>> Begin Source material

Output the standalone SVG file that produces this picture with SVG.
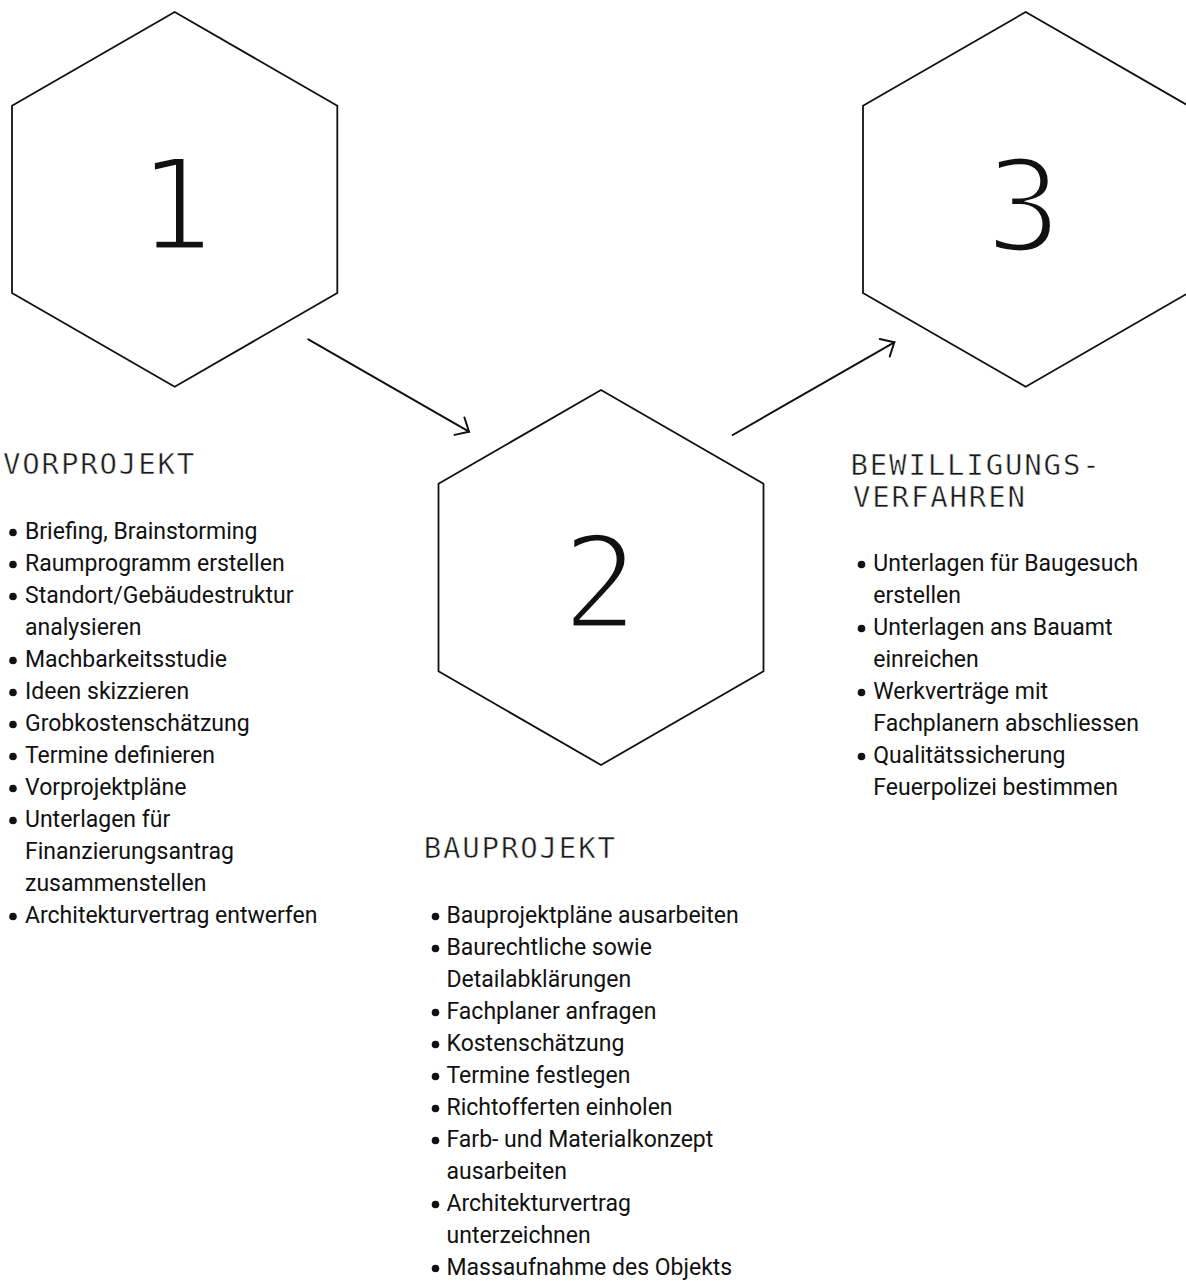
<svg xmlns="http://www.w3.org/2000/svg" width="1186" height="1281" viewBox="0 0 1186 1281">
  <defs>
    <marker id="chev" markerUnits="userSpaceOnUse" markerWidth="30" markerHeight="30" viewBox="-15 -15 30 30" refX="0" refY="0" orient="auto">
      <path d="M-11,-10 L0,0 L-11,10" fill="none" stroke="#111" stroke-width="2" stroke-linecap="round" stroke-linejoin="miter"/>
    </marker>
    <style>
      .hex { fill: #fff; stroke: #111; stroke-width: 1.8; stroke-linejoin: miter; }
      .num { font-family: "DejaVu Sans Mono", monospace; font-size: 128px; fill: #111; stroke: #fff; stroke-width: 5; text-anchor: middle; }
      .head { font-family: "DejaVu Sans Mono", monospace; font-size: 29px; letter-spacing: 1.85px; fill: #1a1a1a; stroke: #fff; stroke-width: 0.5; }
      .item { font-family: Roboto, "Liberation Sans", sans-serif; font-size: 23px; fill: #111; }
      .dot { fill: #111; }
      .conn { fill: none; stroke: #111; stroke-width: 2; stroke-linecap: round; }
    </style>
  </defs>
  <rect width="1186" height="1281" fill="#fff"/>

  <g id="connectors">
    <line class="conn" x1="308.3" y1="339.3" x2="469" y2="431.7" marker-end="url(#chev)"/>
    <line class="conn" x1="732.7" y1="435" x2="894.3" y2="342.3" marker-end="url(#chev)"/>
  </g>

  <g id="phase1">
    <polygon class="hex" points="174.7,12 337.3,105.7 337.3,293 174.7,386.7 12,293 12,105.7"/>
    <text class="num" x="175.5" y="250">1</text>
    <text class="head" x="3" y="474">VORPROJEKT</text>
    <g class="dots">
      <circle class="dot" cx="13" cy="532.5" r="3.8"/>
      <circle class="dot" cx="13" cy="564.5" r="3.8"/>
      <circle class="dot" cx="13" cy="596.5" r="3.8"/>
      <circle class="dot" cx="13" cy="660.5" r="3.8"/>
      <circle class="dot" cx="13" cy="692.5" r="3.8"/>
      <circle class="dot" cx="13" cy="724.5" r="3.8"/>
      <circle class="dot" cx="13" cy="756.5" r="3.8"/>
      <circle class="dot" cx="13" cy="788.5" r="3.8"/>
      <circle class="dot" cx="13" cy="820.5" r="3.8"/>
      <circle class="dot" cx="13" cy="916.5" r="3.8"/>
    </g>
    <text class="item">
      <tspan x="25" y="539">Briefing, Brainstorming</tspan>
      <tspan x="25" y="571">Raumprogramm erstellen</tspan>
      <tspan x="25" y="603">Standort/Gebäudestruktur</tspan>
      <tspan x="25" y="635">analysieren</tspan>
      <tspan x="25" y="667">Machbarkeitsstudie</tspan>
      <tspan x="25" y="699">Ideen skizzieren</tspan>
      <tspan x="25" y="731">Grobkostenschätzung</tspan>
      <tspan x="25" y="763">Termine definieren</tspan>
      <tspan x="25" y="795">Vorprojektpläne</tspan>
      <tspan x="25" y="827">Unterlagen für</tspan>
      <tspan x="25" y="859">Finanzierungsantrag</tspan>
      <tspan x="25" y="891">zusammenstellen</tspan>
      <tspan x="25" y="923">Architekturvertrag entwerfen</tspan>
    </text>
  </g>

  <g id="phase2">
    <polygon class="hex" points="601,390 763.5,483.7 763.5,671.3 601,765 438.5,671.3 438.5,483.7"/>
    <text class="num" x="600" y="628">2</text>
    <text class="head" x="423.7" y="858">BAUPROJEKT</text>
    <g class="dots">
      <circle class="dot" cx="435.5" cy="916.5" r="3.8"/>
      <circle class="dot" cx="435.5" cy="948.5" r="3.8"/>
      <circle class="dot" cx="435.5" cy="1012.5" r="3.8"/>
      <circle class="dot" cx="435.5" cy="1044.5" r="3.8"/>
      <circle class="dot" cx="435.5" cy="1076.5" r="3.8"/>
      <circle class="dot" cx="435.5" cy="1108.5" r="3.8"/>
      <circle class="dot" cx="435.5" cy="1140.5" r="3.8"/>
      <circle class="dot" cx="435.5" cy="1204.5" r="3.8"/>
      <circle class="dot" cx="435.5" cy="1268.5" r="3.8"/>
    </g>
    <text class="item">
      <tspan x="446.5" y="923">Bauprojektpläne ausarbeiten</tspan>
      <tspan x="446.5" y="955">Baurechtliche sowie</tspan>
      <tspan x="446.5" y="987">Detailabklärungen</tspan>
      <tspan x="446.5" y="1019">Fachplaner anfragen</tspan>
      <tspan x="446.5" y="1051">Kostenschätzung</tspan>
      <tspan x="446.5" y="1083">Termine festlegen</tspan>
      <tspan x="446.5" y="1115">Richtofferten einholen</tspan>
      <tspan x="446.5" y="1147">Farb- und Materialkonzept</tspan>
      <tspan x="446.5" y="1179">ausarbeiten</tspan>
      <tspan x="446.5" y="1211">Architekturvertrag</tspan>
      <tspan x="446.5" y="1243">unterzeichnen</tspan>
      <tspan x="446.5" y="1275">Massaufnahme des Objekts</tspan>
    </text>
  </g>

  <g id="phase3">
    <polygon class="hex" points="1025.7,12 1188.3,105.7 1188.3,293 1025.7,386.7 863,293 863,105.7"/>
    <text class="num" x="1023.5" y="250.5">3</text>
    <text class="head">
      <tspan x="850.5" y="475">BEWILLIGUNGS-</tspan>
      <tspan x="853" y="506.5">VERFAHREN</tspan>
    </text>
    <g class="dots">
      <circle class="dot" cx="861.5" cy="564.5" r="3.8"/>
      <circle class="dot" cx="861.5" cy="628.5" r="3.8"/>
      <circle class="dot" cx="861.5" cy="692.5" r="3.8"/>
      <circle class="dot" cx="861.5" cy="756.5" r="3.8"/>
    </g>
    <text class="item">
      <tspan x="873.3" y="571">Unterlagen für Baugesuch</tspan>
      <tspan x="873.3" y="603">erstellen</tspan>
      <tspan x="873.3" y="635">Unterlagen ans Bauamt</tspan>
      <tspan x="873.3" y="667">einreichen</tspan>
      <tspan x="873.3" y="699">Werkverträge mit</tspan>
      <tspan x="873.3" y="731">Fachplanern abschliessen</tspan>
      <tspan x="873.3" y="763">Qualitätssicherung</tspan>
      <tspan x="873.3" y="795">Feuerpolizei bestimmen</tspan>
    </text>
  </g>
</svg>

>> End Source material

# [Stated problem]
Copy out all the data without changing anything, and drop the pictures.

# [Final result]
Output the standalone SVG file that produces this picture with SVG.
<svg xmlns="http://www.w3.org/2000/svg" width="1186" height="1281" viewBox="0 0 1186 1281">
  <defs>
    <marker id="chev" markerUnits="userSpaceOnUse" markerWidth="30" markerHeight="30" viewBox="-15 -15 30 30" refX="0" refY="0" orient="auto">
      <path d="M-11,-10 L0,0 L-11,10" fill="none" stroke="#111" stroke-width="2" stroke-linecap="round" stroke-linejoin="miter"/>
    </marker>
    <style>
      .hex { fill: #fff; stroke: #111; stroke-width: 1.8; stroke-linejoin: miter; }
      .num { font-family: "DejaVu Sans Mono", monospace; font-size: 128px; fill: #111; stroke: #fff; stroke-width: 5; text-anchor: middle; }
      .head { font-family: "DejaVu Sans Mono", monospace; font-size: 29px; letter-spacing: 1.85px; fill: #1a1a1a; stroke: #fff; stroke-width: 0.5; }
      .item { font-family: Roboto, "Liberation Sans", sans-serif; font-size: 23px; fill: #111; }
      .dot { fill: #111; }
      .conn { fill: none; stroke: #111; stroke-width: 2; stroke-linecap: round; }
    </style>
  </defs>
  <rect width="1186" height="1281" fill="#fff"/>

  <g id="connectors">
    <line class="conn" x1="308.3" y1="339.3" x2="469" y2="431.7" marker-end="url(#chev)"/>
    <line class="conn" x1="732.7" y1="435" x2="894.3" y2="342.3" marker-end="url(#chev)"/>
  </g>

  <g id="phase1">
    <polygon class="hex" points="174.7,12 337.3,105.7 337.3,293 174.7,386.7 12,293 12,105.7"/>
    <text class="num" x="175.5" y="250">1</text>
    <text class="head" x="3" y="474">VORPROJEKT</text>
    <g class="dots">
      <circle class="dot" cx="13" cy="532.5" r="3.8"/>
      <circle class="dot" cx="13" cy="564.5" r="3.8"/>
      <circle class="dot" cx="13" cy="596.5" r="3.8"/>
      <circle class="dot" cx="13" cy="660.5" r="3.8"/>
      <circle class="dot" cx="13" cy="692.5" r="3.8"/>
      <circle class="dot" cx="13" cy="724.5" r="3.8"/>
      <circle class="dot" cx="13" cy="756.5" r="3.8"/>
      <circle class="dot" cx="13" cy="788.5" r="3.8"/>
      <circle class="dot" cx="13" cy="820.5" r="3.8"/>
      <circle class="dot" cx="13" cy="916.5" r="3.8"/>
    </g>
    <text class="item">
      <tspan x="25" y="539">Briefing, Brainstorming</tspan>
      <tspan x="25" y="571">Raumprogramm erstellen</tspan>
      <tspan x="25" y="603">Standort/Gebäudestruktur</tspan>
      <tspan x="25" y="635">analysieren</tspan>
      <tspan x="25" y="667">Machbarkeitsstudie</tspan>
      <tspan x="25" y="699">Ideen skizzieren</tspan>
      <tspan x="25" y="731">Grobkostenschätzung</tspan>
      <tspan x="25" y="763">Termine definieren</tspan>
      <tspan x="25" y="795">Vorprojektpläne</tspan>
      <tspan x="25" y="827">Unterlagen für</tspan>
      <tspan x="25" y="859">Finanzierungsantrag</tspan>
      <tspan x="25" y="891">zusammenstellen</tspan>
      <tspan x="25" y="923">Architekturvertrag entwerfen</tspan>
    </text>
  </g>

  <g id="phase2">
    <polygon class="hex" points="601,390 763.5,483.7 763.5,671.3 601,765 438.5,671.3 438.5,483.7"/>
    <text class="num" x="600" y="628">2</text>
    <text class="head" x="423.7" y="858">BAUPROJEKT</text>
    <g class="dots">
      <circle class="dot" cx="435.5" cy="916.5" r="3.8"/>
      <circle class="dot" cx="435.5" cy="948.5" r="3.8"/>
      <circle class="dot" cx="435.5" cy="1012.5" r="3.8"/>
      <circle class="dot" cx="435.5" cy="1044.5" r="3.8"/>
      <circle class="dot" cx="435.5" cy="1076.5" r="3.8"/>
      <circle class="dot" cx="435.5" cy="1108.5" r="3.8"/>
      <circle class="dot" cx="435.5" cy="1140.5" r="3.8"/>
      <circle class="dot" cx="435.5" cy="1204.5" r="3.8"/>
      <circle class="dot" cx="435.5" cy="1268.5" r="3.8"/>
    </g>
    <text class="item">
      <tspan x="446.5" y="923">Bauprojektpläne ausarbeiten</tspan>
      <tspan x="446.5" y="955">Baurechtliche sowie</tspan>
      <tspan x="446.5" y="987">Detailabklärungen</tspan>
      <tspan x="446.5" y="1019">Fachplaner anfragen</tspan>
      <tspan x="446.5" y="1051">Kostenschätzung</tspan>
      <tspan x="446.5" y="1083">Termine festlegen</tspan>
      <tspan x="446.5" y="1115">Richtofferten einholen</tspan>
      <tspan x="446.5" y="1147">Farb- und Materialkonzept</tspan>
      <tspan x="446.5" y="1179">ausarbeiten</tspan>
      <tspan x="446.5" y="1211">Architekturvertrag</tspan>
      <tspan x="446.5" y="1243">unterzeichnen</tspan>
      <tspan x="446.5" y="1275">Massaufnahme des Objekts</tspan>
    </text>
  </g>

  <g id="phase3">
    <polygon class="hex" points="1025.7,12 1188.3,105.7 1188.3,293 1025.7,386.7 863,293 863,105.7"/>
    <text class="num" x="1023.5" y="250.5">3</text>
    <text class="head">
      <tspan x="850.5" y="475">BEWILLIGUNGS-</tspan>
      <tspan x="853" y="506.5">VERFAHREN</tspan>
    </text>
    <g class="dots">
      <circle class="dot" cx="861.5" cy="564.5" r="3.8"/>
      <circle class="dot" cx="861.5" cy="628.5" r="3.8"/>
      <circle class="dot" cx="861.5" cy="692.5" r="3.8"/>
      <circle class="dot" cx="861.5" cy="756.5" r="3.8"/>
    </g>
    <text class="item">
      <tspan x="873.3" y="571">Unterlagen für Baugesuch</tspan>
      <tspan x="873.3" y="603">erstellen</tspan>
      <tspan x="873.3" y="635">Unterlagen ans Bauamt</tspan>
      <tspan x="873.3" y="667">einreichen</tspan>
      <tspan x="873.3" y="699">Werkverträge mit</tspan>
      <tspan x="873.3" y="731">Fachplanern abschliessen</tspan>
      <tspan x="873.3" y="763">Qualitätssicherung</tspan>
      <tspan x="873.3" y="795">Feuerpolizei bestimmen</tspan>
    </text>
  </g>
</svg>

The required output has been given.